女尸怀有身孕,按照老话来说,这玩意儿,连着那肚里的孩子,都不知道得有多凶。
“我们能去你家看看吗?你知道的,吴哲是医生,可以帮你女朋友看看,说不定也能帮上什么忙?”
周北平沉默了一会儿,随即看向了陈寅。
“这就最好不过了。”
陈寅连忙点头。
楼道里,光线有点暗。
陈寅的脸庞,也变得有些发黑起来。
“对了,你们上次要买的甲卡西酮,后面买到了吗?”
周北平突然问了一声。
“买到了,我家里还有一点儿呢,就不知道怎么的,效果好像跟以前有点不一样,这位哥们不是医生吗?正好可以帮我去看看,我家里还剩一点。
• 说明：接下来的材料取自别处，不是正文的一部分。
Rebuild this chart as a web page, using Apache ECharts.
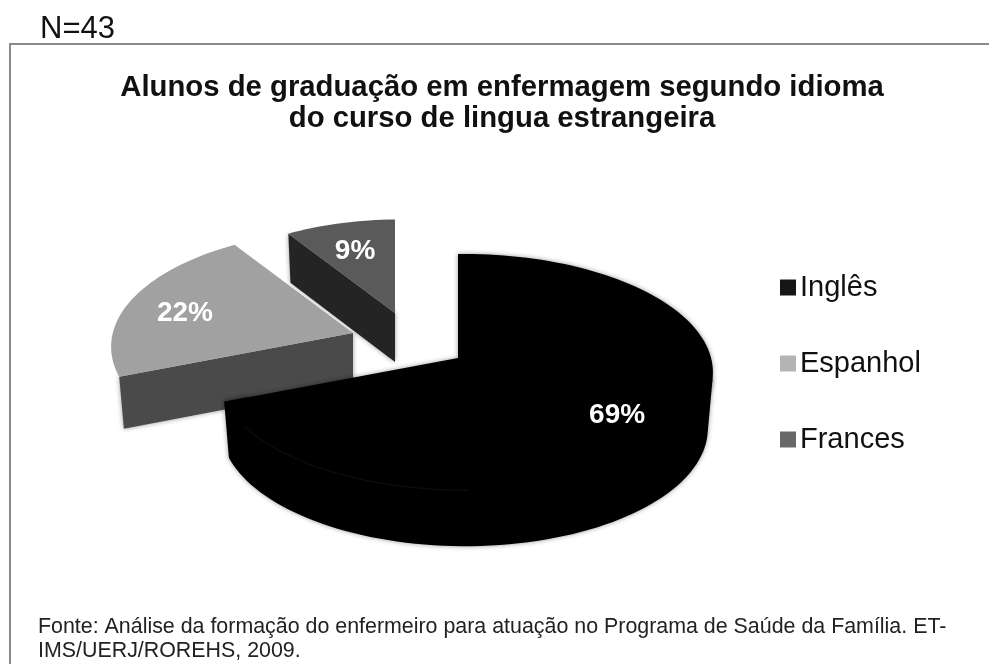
<!DOCTYPE html>
<html>
<head>
<meta charset="utf-8">
<title>Idioma do curso</title>
<script src="https://cdn.jsdelivr.net/npm/echarts@6/dist/echarts.min.js"></script>
<style>
  html, body { margin: 0; padding: 0; background: #fff; }
  #itemChar { width: 989px; height: 664px; }
</style>
</head>
<body>
<div id="itemChar"></div>
<script>
  var idiomas = ['Inglês', 'Espanhol', 'Frances']
  var percentuais = [69, 22, 9]
  var corTopo = ['#000000', '#a1a1a1', '#5a5a5a']
  var corParede = ['#000000', '#4a4a4a', '#242424']
  var corLegenda = ['#161616', '#b4b4b4', '#686868']

  // onde cada fatia fica na tela (apice, escala, altura) - pizza 3D nao existe no echarts
  var fatias = [
    {x: 458, y: 358, escala: 1, altura: 56, rotulo: 0.73, rotuloDy: 6},
    {x: 353, y: 333, escala: 1, altura: 52, rotulo: 0.75, rotuloDy: 6},
    {x: 395, y: 313, escala: 0.9, altura: 49, rotulo: 0.7, rotuloDy: 3}
  ]
  var rx = 246.5, ry = 116.4, persp = 0.119, perspX = 0.026
  var inicioParede = 100

  var total = percentuais.reduce(function (a, b) { return a + b }, 0)

  function inicioDa(i) {
    var soma = 0
    for (var k = 0; k < i; k++) soma += percentuais[k]
    return soma / total * 360
  }

  // angulo em graus, sentido horario a partir do topo
  function ponto(f, ang, r, desce) {
    var rad = ang * Math.PI / 180
    var u = Math.sin(rad) * r
    var w = -Math.cos(rad) * r
    var d = 1 - persp * w - perspX * u
    var encolhe = desce ? 0.98 : 1
    return [
      f.x + f.escala * encolhe * rx * u / d,
      f.y + f.escala * ry * w / d + (desce || 0)
    ]
  }

  function arco(f, a0, a1, desce, r) {
    var pts = []
    var n = Math.ceil(Math.abs(a1 - a0) / 2)
    for (var i = 0; i <= n; i++) {
      pts.push(ponto(f, a0 + (a1 - a0) * i / n, r || 1, desce))
    }
    return pts
  }

  function desenha(i) {
    return function (params, api) {
      var f = fatias[i]
      var a0 = inicioDa(i)
      var a1 = a0 + api.value(0) / total * 360
      var sombra = {shadowBlur: 5, shadowColor: 'rgba(0,0,0,0.4)'}
      var filhos = []

      if (i === 0) {
        // parede externa da frente, entra por baixo do topo para nao deixar emenda
        var frente = [ponto(f, inicioParede, 1)]
          .concat(arco(f, inicioParede, a1, 0, 0.9))
          .concat([ponto(f, a1, 1)])
          .concat(arco(f, a1, inicioParede, f.altura))
        filhos.push({
          type: 'polygon',
          shape: {points: frente},
          style: Object.assign({fill: corParede[i]}, sombra)
        })
      } else {
        // parede do corte
        var borda = ponto(f, a0, 1)
        var bordaBaixo = ponto(f, a0, 1, f.altura)
        filhos.push({
          type: 'polygon',
          shape: {points: [borda, [f.x, f.y], [f.x, f.y + f.altura], bordaBaixo]},
          style: Object.assign({fill: corParede[i]}, sombra)
        })
      }

      filhos.push({
        type: 'polygon',
        shape: {points: [[f.x, f.y]].concat(arco(f, a0, a1))},
        style: Object.assign({fill: corTopo[i]}, i === 0 ? sombra : {})
      })

      if (i === 0) {
        // filete quase invisivel entre topo e parede
        filhos.push({
          type: 'polyline',
          shape: {points: arco(f, 178, 236)},
          style: {fill: null, stroke: '#111111', lineWidth: 1}
        })
      }

      var meio = ponto(f, (a0 + a1) / 2, f.rotulo)
      filhos.push({
        type: 'text',
        x: meio[0],
        y: meio[1] + f.rotuloDy,
        style: {
          text: api.value(0) + '%',
          fill: '#fff',
          font: 'bold 28px "Liberation Sans"',
          align: 'center',
          verticalAlign: 'middle'
        }
      })
      return {type: 'group', children: filhos}
    }
  }

  // ordem de pintura: do fundo para a frente
  var ordem = [2, 1, 0]
  var series = ordem.map(function (i) {
    return {
      name: idiomas[i],
      type: 'custom',
      coordinateSystem: 'none',
      silent: true,
      itemStyle: {color: corLegenda[i]},
      data: [[percentuais[i]]],
      renderItem: desenha(i)
    }
  })

  var option = {
    animation: false,
    backgroundColor: '#fff',
    title: {
      text: 'Alunos de graduação em enfermagem segundo idioma\ndo curso de lingua estrangeira',
      left: 497,
      top: 67,
      textAlign: 'center',
      textStyle: {
        fontFamily: 'Liberation Sans',
        fontSize: 29.3,
        fontWeight: 'bold',
        lineHeight: 31,
        color: '#111'
      }
    },
    legend: {
      data: idiomas,
      orient: 'vertical',
      left: 775,
      top: 268,
      itemWidth: 16,
      itemHeight: 16,
      itemGap: 47,
      icon: 'rect',
      selectedMode: false,
      textStyle: {
        fontFamily: 'Liberation Sans',
        fontSize: 29,
        color: '#111',
        padding: [0, 0, 0, -1]
      }
    },
    graphic: [
      {
        type: 'polyline',
        shape: {points: [[10, 664], [10, 44], [989, 44]]},
        style: {fill: null, stroke: '#8a8a8a', lineWidth: 2}
      },
      {
        type: 'text',
        left: 40,
        top: 14,
        style: {text: 'N=43', fill: '#111', font: '31px "Liberation Sans"'}
      },
      {
        type: 'text',
        left: 38,
        top: 615,
        style: {
          text: 'Fonte: Análise da formação do enfermeiro para atuação no Programa de Saúde da Família. ET-\nIMS/UERJ/ROREHS, 2009.',
          fill: '#222',
          font: '21.4px "Liberation Sans"',
          lineHeight: 24
        }
      }
    ],
    series: series
  }

  var mychar = echarts.init(document.getElementById('itemChar'))
  mychar.setOption(option)
</script>
</body>
</html>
”
陈寅笑了笑,眉角上的那丝血芒,也好像变得更加浓郁了几分。
“你们还真去买了那玩意儿?那可是毒品,你们怎么可以随便买那玩意儿?”
吴哲也终于忍不住开口了。
他们学医的,对这东西格外小心,除非迫不得已,不然不会有医生用这玩意儿来代替药品。
“没办法,忍不住,而且我们当然不是从正规渠道购买的,我以前认识的一个哥们,他就在卖这东西,市里不少迪厅酒吧,都从他那儿拿货。”
陈寅看了吴哲一眼,眼角突然好像有着一丝猩红的东西落了下来。
吴哲忍不住退后两步,他好像闻到了,一种特别熟悉的味道。
那好像是,福尔马林的味道。
味道是从,楼道上面传来的。
他以前学医的时候,没少接触福尔马林,所以对这玩意儿的气味,非常敏感。
“上来吧。”
这个时候,陈寅已经上了楼,他们是住在最顶上那一层的,站在房门口,他朝周北平和吴哲招了招手。
门没有关紧,是虚掩着的,脚下还有着黏稠的液体,这让周北平觉得很不舒服。
但他的心情是平静的,他知道,陈寅似乎并非像他之前所想的,被蒙在鼓里。
陈寅似乎知道的,比他们更多。
吴哲却捂住了口鼻,瞳孔有些微缩。
如果说之前,还只是怀疑,但见到脚下这般浓稠液体,他便知道,他的猜测果然是对的。
这就是福尔马林。
这东西的主要成分是甲醛,有刺激性气味,他一闻就知道了。
毕竟当年在医学院的时候,有一次上解剖课,他只记得当年咽炎犯了,打开教室的门,之后咳得差点背过气去,只能扶着墙在走廊勉强站着。
解剖老师怜悯的说:“要不,你回去吧?”
他擦擦眼泪坚强地说:“咳咳咳咳咳……老师……咳咳咳咳……不上课……咳咳咳咳咳……会挂科……”
这也是他坚决拒绝京城法医的高薪工作,独自跑来滨海来诊所的原因。
所以说吴哲对这玩意儿,真的提不起什么劲头,反而觉得浑身上下,好像都有点不舒服了。
他没有想到,从医学院离开,他还能再次碰上这玩意儿,尤其还是再这样的环境之下。
“阿娇,来客人了,该起来了。”
陈寅倒是十分坦然自若的打开了门,然后朝里面喊了一声。
吴哲朝里面看了一眼,只见里面一片昏暗,厚厚的窗帘将外面的晨光外面阻隔在了外面。
大白天的把窗帘拉上,通常只会发生在男女主人在做不可描述的事情的情况下。
但这里,显然并不属于这么个情况。
唯一的解释。
只会是一些鬼祟,是畏光的。
这让吴哲原本准备迈进去的脚步,又收了回来。